Massachusetts Museum to Return Artifacts to Sioux Indian Tribe
Chances are you haven't heard of Barre, Massachusetts. It is a small town of just over 5,500 people in Worcester County in Central Massachusetts. Barre quite literally sits in the center of the Commonwealth.
Originally a part of Rutland, Massachusetts, Barre was settled by Europeans in 1720 and incorporated in 1775.
Barre is about a two-hour car drive from my home in Dartmouth.
According to the most recent U.S. Census, Barre's population is 97.63 percent white, 0.51 percent Black or African American, and 0.10 percent Native American. People of various other races, including Asian and Hispanic, account for the rest.
That is important because Barre's Founders Museum possesses roughly 150 items that once belonged to the Oglala Lakota Sioux Nation.
According to an Associated Press report, "The items, including weapons, pipes, moccasins, and clothing – about seven or eight of which are thought to have a direct link to the 1890 Wounded Knee Masacre – are due to be formally handed over during a ceremony scheduled for November 5, 2022."

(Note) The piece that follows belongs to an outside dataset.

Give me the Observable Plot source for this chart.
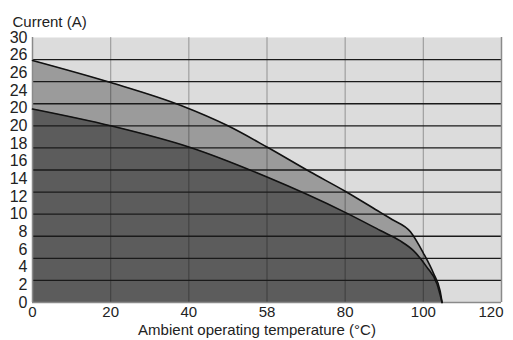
<!DOCTYPE html>
<html>
<head>
<meta charset="utf-8">
<script src="https://cdn.jsdelivr.net/npm/d3@7"></script>
<script src="https://cdn.jsdelivr.net/npm/@observablehq/plot@0.6"></script>
<style>
  html, body { margin: 0; padding: 0; background: #fff; }
  svg { display: block; }
</style>
</head>
<body>
<div id="chart"></div>
<script>
// Upper derating curve (temperature °C, current A)
const upperTemp = [0, 20, 38, 50, 60, 71, 80, 89, 92, 96.7, 100, 102.6, 104.3, 104.8];
const upperCurrent = [27.4, 24.9, 22.3, 20.0, 17.6, 14.8, 12.6, 10.2, 9.4, 8.0, 5.6, 3.3, 1.3, 0];
// Lower derating curve
const lowerTemp = [0, 20, 40, 60, 80, 89, 94, 97.4, 100.9, 103.5, 104.8];
const lowerCurrent = [21.9, 20.0, 17.6, 14.2, 10.2, 8.15, 7.0, 5.9, 4.0, 2.1, 0];

// Axis ticks and their printed labels (as in the original, including misprints)
const xTicks = [0, 20, 40, 60, 80, 100];
const xTickLabels = ["0", "20", "40", "58", "80", "100"];
const xLastTick = [120];
const xLastLabel = ["120"];
const yTicks = [0, 2, 4, 6, 8, 10, 12, 14, 16, 18, 20, 22, 24, 26, 28, 30];
const yTickLabels = ["0", "2", "4", "6", "8", "10", "12", "14", "16", "18", "20", "20", "24", "26", "26", "30"];
// Grid lines
const gridX = [20, 40, 60, 80, 100];
const gridY = [2.5, 5, 7.5, 10, 12.5, 15, 17.5, 20, 22.5, 25, 27.5];
const borderX = [0, 120];
const borderY = [0];

const yTitle = "Current (A)";
const xTitle = "Ambient operating temperature (°C)";

const upper = upperTemp.map((t, i) => ({t, c: upperCurrent[i]}));
const lower = lowerTemp.map((t, i) => ({t, c: lowerCurrent[i]}));

const chart = Plot.plot({
  width: 513,
  height: 340,
  marginLeft: 32,
  marginRight: 12,
  marginTop: 37,
  marginBottom: 38,
  style: {fontFamily: "'Liberation Sans', Arial, sans-serif", color: "#222", background: "#fff"},
  x: {domain: [0, 120]},
  y: {domain: [0, 30]},
  marks: [
    Plot.frame({fill: "#dcdcdc", stroke: null}),
    Plot.areaY(upper, {x: "t", y: "c", fill: "#9b9b9b", curve: "monotone-x"}),
    Plot.areaY(lower, {x: "t", y: "c", fill: "#5c5c5c", curve: "monotone-x"}),
    Plot.ruleX(gridX, {stroke: "#000", strokeOpacity: 0.28, strokeWidth: 1.2}),
    Plot.ruleY(gridY, {stroke: "#1a1a1a", strokeWidth: 1.3}),
    Plot.ruleX(borderX, {stroke: "#8a8a8a", strokeWidth: 1.5}),
    Plot.ruleY(borderY, {stroke: "#8a8a8a", strokeWidth: 1.5}),
    Plot.line(upper, {x: "t", y: "c", stroke: "#111", strokeWidth: 1.6, curve: "monotone-x"}),
    Plot.line(lower, {x: "t", y: "c", stroke: "#111", strokeWidth: 1.6, curve: "monotone-x"}),
    Plot.axisX({ticks: xTicks, tickSize: 0, tickPadding: 4, fontSize: 15, label: null,
      tickFormat: d => xTickLabels[xTicks.indexOf(d)]}),
    Plot.axisX({ticks: xLastTick, tickSize: 0, tickPadding: 4, fontSize: 15, label: null,
      textAnchor: "end", dx: 2, tickFormat: d => xLastLabel[xLastTick.indexOf(d)]}),
    Plot.axisY({ticks: yTicks, tickSize: 0, tickPadding: 5, fontSize: 16, label: null,
      tickFormat: d => yTickLabels[yTicks.indexOf(d)]}),
    Plot.text([yTitle], {frameAnchor: "top-left", dx: -20, dy: -21, fontSize: 15, fill: "#222"}),
    Plot.text([xTitle], {frameAnchor: "bottom", dx: -10, dy: 32, fontSize: 15, fill: "#222"})
  ]
});
document.getElementById("chart").append(chart);
</script>
</body>
</html>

President of the board at the Founders Museum Ann Meilus told a news conference on Columbus Day, also observed by some as Indigenous Peoples Day, that "This is not our history of Bare. This is the Lakota Sioux's history, and we should honor the Lakota Sioux and what they desire."
The Associated Press reported the deal announced Monday was decades in the making.
According to the AP, the items to be returned to the Pine Ridge Agency in South Dakota "are just a tiny fraction of an estimated 870,000 Native American artifacts – including nearly 110,000 human remains – in the possession of the nation's most prestigious colleges, museums and even the federal government that under federal law are supposed to be returned to the tribes under the 1990 Native American Graves Protection Act."
Crazy Horse, Red Cloud, and Black Elk were some of the better known members of the Oglala Lakota Sioux tribe.